Prendi un pensiero fisso, che comincia a girarti in testa e comincia a fare una specie di turbine, un vortice, come quello che inghiotte Ulisse nella Divina Commedia. 
Il vortice è lì, e sono solo parole, una dietro l'altra, alcune confuse, alcune accentate. Ti trascinano verso un buco nero che tu sai che non vuoi raggiungere, perchè qualsiasi cosa ci sia lì dentro non sei sicuro di volerla capire.
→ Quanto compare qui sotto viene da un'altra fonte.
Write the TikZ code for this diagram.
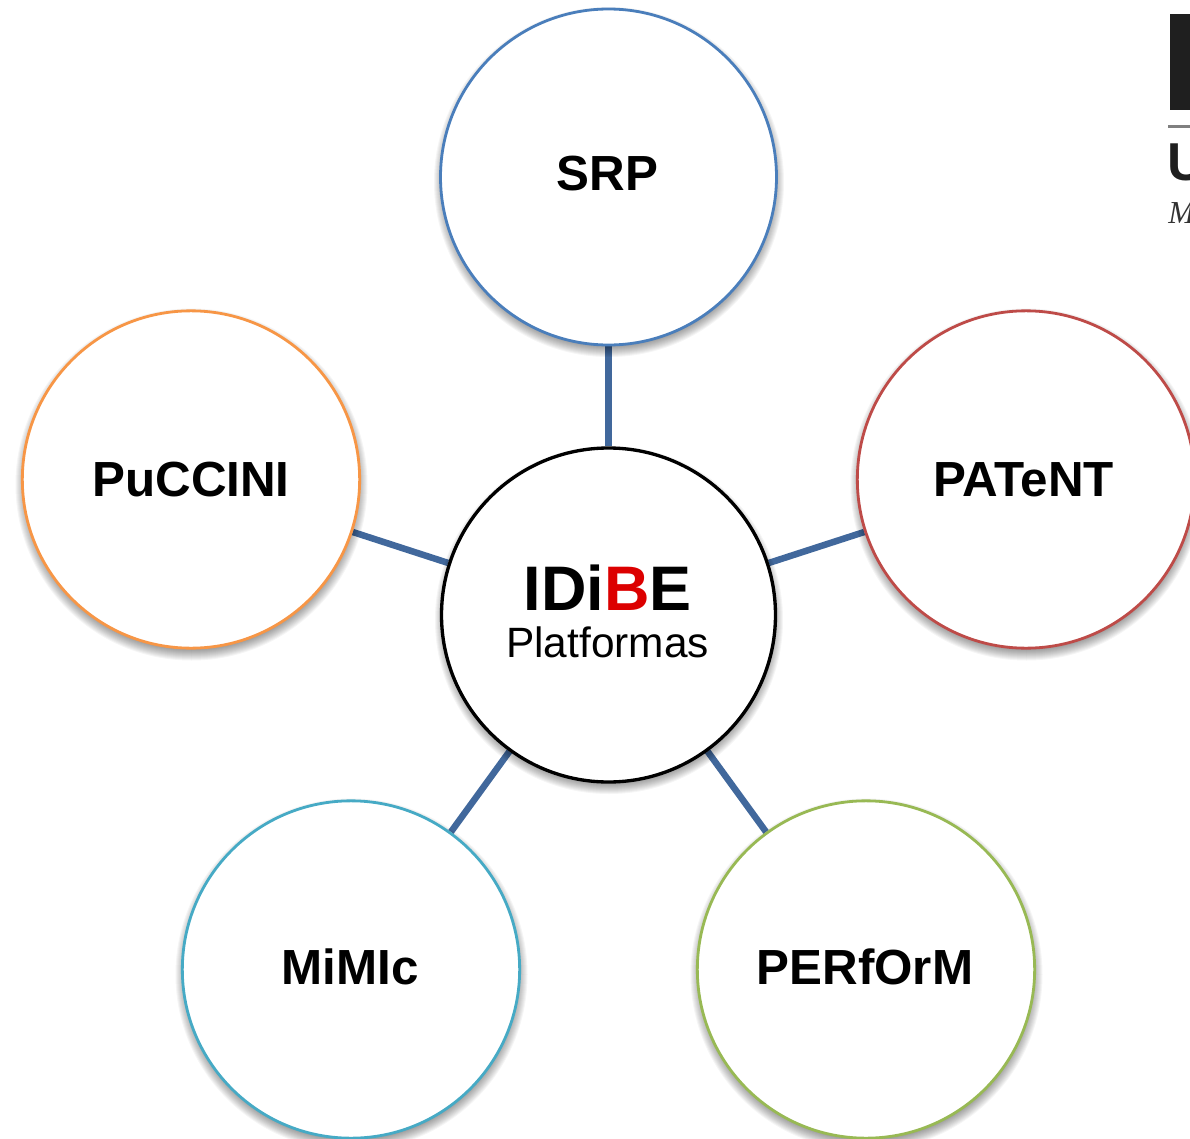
\documentclass[tikz,border=0pt]{standalone}
\usepackage{fontspec}
\setmainfont{Liberation Sans}
\usetikzlibrary{calc}
\definecolor{linkblue}{HTML}{41689C}
\definecolor{cblue}{HTML}{4A7EBB}
\definecolor{cred}{HTML}{BE4B48}
\definecolor{cgreen}{HTML}{98B954}
\definecolor{cteal}{HTML}{46AAC5}
\definecolor{corange}{HTML}{F79646}
\definecolor{cbe}{HTML}{DC0000}
\pgfdeclarelayer{linklayer}
\pgfdeclarelayer{shadowlayer}
\pgfsetlayers{linklayer,shadowlayer,main}
\newcommand{\softshadow}[2]{%
  \foreach \d in {8,7,...,-4}{%
    \fill[black,opacity=.04] ($(#1.center)+(0.5,5)$) circle ({#2+\d});
  }}
\tikzset{x=0.75pt,y=-0.75pt,
 plat/.style={circle,fill=white,line width=2.1pt,minimum size=253pt,inner sep=0pt,
  font=\bfseries\fontsize{37}{40}\selectfont},
 link/.style={draw=linkblue,line width=4.9pt}}
\begin{document}
\begin{tikzpicture}
\useasboundingbox (0,0) rectangle (1190,1139);
\node[plat,draw=cblue,minimum size=252pt] (srp) at (608.5,177) {\hspace*{-1.5pt}\raisebox{6pt}{SRP}};
\node[plat,draw=corange] (puc) at (191,479.5) {\raisebox{-0.8pt}{PuCCINI}};
\node[plat,draw=cred] (pat) at (1026,479.5) {\hspace*{-3.5pt}\raisebox{-0.8pt}{PATeNT}};
\node[plat,draw=cteal] (mim) at (351,969.5) {\hspace*{-1.5pt}\raisebox{4.9pt}{MiMIc}};
\node[plat,draw=cgreen] (per) at (866,969.5) {\hspace*{-1.5pt}\raisebox{4.9pt}{PERfOrM}};
\node[plat,draw=black,line width=2.5pt,minimum size=250.5pt] (cen) at (608.5,615) {};
\begin{pgfonlayer}{linklayer}
\draw[link] (srp) -- (cen);
\draw[link] (puc) -- (cen);
\draw[link] (pat) -- (cen);
\draw[link] (mim) -- (cen);
\draw[link] (per) -- (cen);
\end{pgfonlayer}
\begin{pgfonlayer}{shadowlayer}
\softshadow{srp}{167}
\softshadow{puc}{168}
\softshadow{pat}{168}
\softshadow{mim}{168}
\softshadow{per}{168}
\softshadow{cen}{166}
\end{pgfonlayer}
\node[font=\bfseries\fontsize{47.2}{50}\selectfont] (idibe) at (607.5,587.5) {IDi\textcolor{cbe}{B}E};
\node[font=\fontsize{31.8}{34}\selectfont] (plats) at (607.5,642.5) {Platformas};
\fill[black!88] (1170,14) rectangle (1190,110);
\fill[black!50] (1168,125) rectangle (1190,128);
\node[font=\bfseries\fontsize{40}{40}\selectfont,anchor=base west,inner sep=0pt,text=black!88] (u) at (1167,180) {U};
\node[font=\fontspec{Liberation Serif}\itshape\fontsize{24}{24}\selectfont,anchor=base west,inner sep=0pt,text=black!80] (m) at (1168,223) {M};
\end{tikzpicture}
\end{document}
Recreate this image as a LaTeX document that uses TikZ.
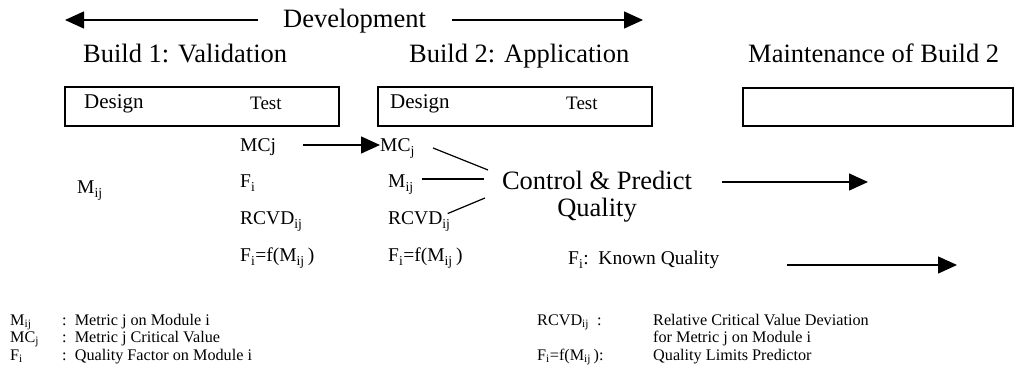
\documentclass[tikz,border=0pt]{standalone}
\usepackage{fontspec}
\setmainfont{Liberation Serif}
\usetikzlibrary{arrows.meta}
\newcommand\lo[1]{\textsubscript{#1}}
\tikzset{
  bigtxt/.style={font=\fontsize{26.5}{30}\selectfont, inner sep=0pt, anchor=base west},
  boxtxt/.style={font=\fontsize{21}{24}\selectfont, inner sep=0pt, anchor=base west},
  testtxt/.style={font=\fontsize{19}{22}\selectfont, inner sep=0pt, anchor=base west},
  lbl/.style={font=\fontsize{19.5}{22}\selectfont, inner sep=0pt, anchor=base west},
  leg/.style={font=\fontsize{16.2}{18}\selectfont, inner sep=0pt, anchor=base west},
  phase/.style={draw, line width=1.4pt, inner sep=0pt},
  flow/.style={line width=1.3pt, -{Triangle[length=19pt,width=17pt]}},
  link/.style={line width=1.2pt},
}
\begin{document}
\begin{tikzpicture}[x=1pt,y=-1pt]
\useasboundingbox (0,0) rectangle (1017,371);

% development span
\node[bigtxt] (dev) at (283,28) {Development};
\coordinate (devL) at (65,20);
\coordinate (devR) at (643,20);
\draw[flow] (258,20) -- (devL);
\draw[flow] (452,20) -- (devR);

% phase titles
\node[bigtxt] (b1) at (83,63) {Build 1: Validation};
\node[bigtxt] (b2) at (409,63) {Build 2: Application};
\node[bigtxt] (mt) at (748,63) {Maintenance of Build 2};

% phase boxes
\draw[phase] (65,87) rectangle (339,126);
\draw[phase] (378,87) rectangle (652,126);
\draw[phase] (743,88) rectangle (1013,126);
\node[boxtxt] (d1) at (84,109) {Design};
\node[testtxt] (t1) at (250,110) {Test};
\node[boxtxt] (d2) at (390,109) {Design};
\node[testtxt] (t2) at (566,110) {Test};

% build 1 quantities
\node[lbl] (m0) at (77,194) {M\lo{ij}};
\node[lbl] (mc1) at (240,152) {MCj};
\node[lbl] (f1) at (240,188) {F\lo{i}};
\node[lbl] (r1) at (240,225) {RCVD\lo{ij}};
\node[lbl] (p1) at (240,262) {F\lo{i}=f(M\lo{ij}\,)};

% build 2 quantities
\node[lbl] (mc2) at (380,152) {MC\lo{j}};
\node[lbl] (m2) at (388,188) {M\lo{ij}};
\node[lbl] (r2) at (388,225) {RCVD\lo{ij}};
\node[lbl] (p2) at (388,262) {F\lo{i}=f(M\lo{ij}\,)};

% control and prediction
\node[font=\fontsize{26.5}{27}\selectfont, align=center, inner sep=0pt] (cpq) at (597,197) {Control \& Predict\\Quality};
\node[lbl] (kq) at (568,265) {F\lo{i}:\ \ Known Quality};
\coordinate (cpqE) at (868,182);
\coordinate (kqE) at (957,265);
\coordinate (midrow) at (0,179);

\draw[flow] (303,145) -- (mc2.west |- 0,145);
\draw[link] (433,148) -- (488,170);
\draw[link] (m2.east |- midrow) ++(8,0) -- (484,179);
\draw[link] (r2.east) ++(-3,-8) -- (485,198);
\draw[flow] (722,182) -- (cpqE);
\draw[flow] (787,265) -- (kqE);

% legend
\node[leg] (lm) at (10,325) {M\lo{ij}};
\node[leg] (lmc) at (10,342) {MC\lo{j}};
\node[leg] (lf) at (10,360) {F\lo{i}};
\node[leg] (lmt) at (62,325) {:\ \ Metric j on Module i};
\node[leg] (lmct) at (62,342) {:\ \ Metric j Critical Value};
\node[leg] (lft) at (62,360) {:\ \ Quality Factor on Module i};
\node[leg] (lr) at (537,325) {RCVD\lo{ij}\ \ :};
\node[leg] (lp) at (537,360) {F\lo{i}=f(M\lo{ij}\,):};
\node[leg] (lrt) at (653,325) {Relative Critical Value Deviation};
\node[leg] (lrt2) at (653,342) {for Metric j on Module i};
\node[leg] (lpt) at (653,360) {Quality Limits Predictor};
\end{tikzpicture}
\end{document}
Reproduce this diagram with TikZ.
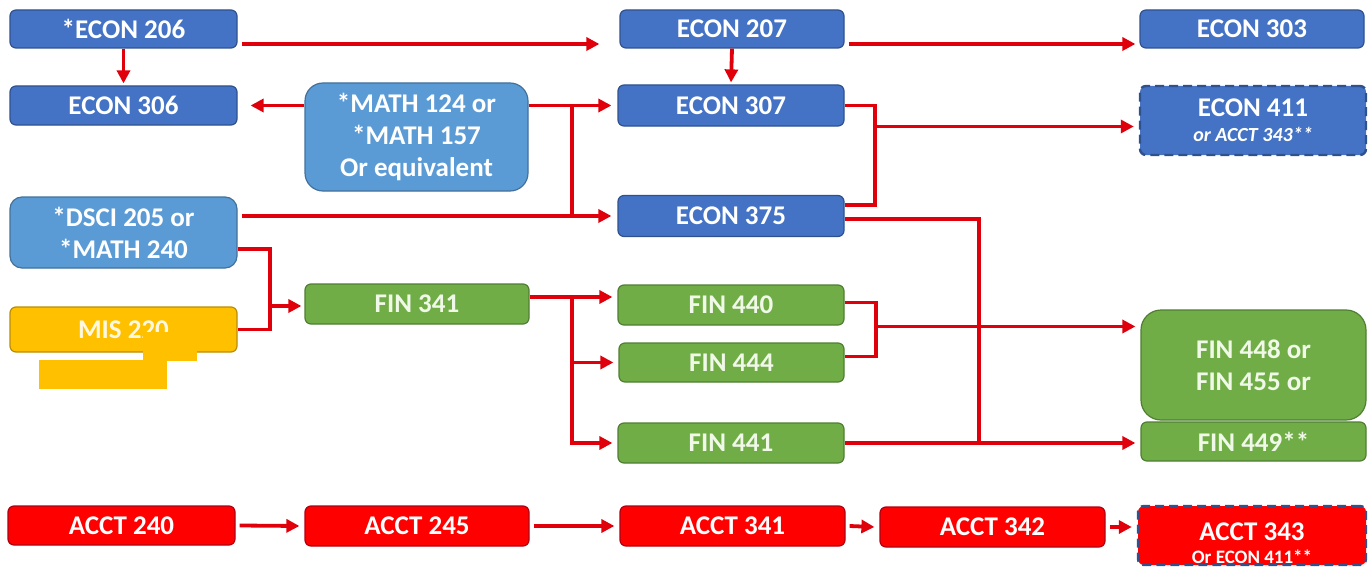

Non ce la fai, provi ad aggrapparti a un pensiero che ti è sfrecciato sotto al naso, ma era troppo veloce e sei riuscito ad afferrarti solo a una virgola, che non è una sospensione lunga e quindi non può essere un'ancora sicura. Sguisci via, perché la virgola era un po' viscida come saliva, e continui a cadere giù, come Alice, senza tempo, senza voglia, e poi ti tuffi in quel buio, in quell'abisso e ne sei sopraffatto. Il tuo ultimo sguardo è verso l'alto, quella confusione di parole sembra starti dicendo qualcosa, pensieri, riferimenti, storie, indizi. La tua testa è troppo fottutamente umana per arrivare al nocciolo della questione e tutte quelle parole sai bene che non potranno mai essere usate per spiegare quel buio nel quale sei finito. Lo chiami abisso, lo chiami notte,  lo chiami come cazzo ti pare, ma non può essere nominato, non potrà mai essere capito da altri.
All'improvviso ti accorgi che tu SAI, che hai sentito dentro di te qualcosa che si muoveva, qualcosa di atavico, bestiale, e capisci che cos'è quell'abisso e sai che non potrai mai esprimerlo ad anima viva, perché le tue parole non bastano, perché le loro orecchie non sapranno ascoltare.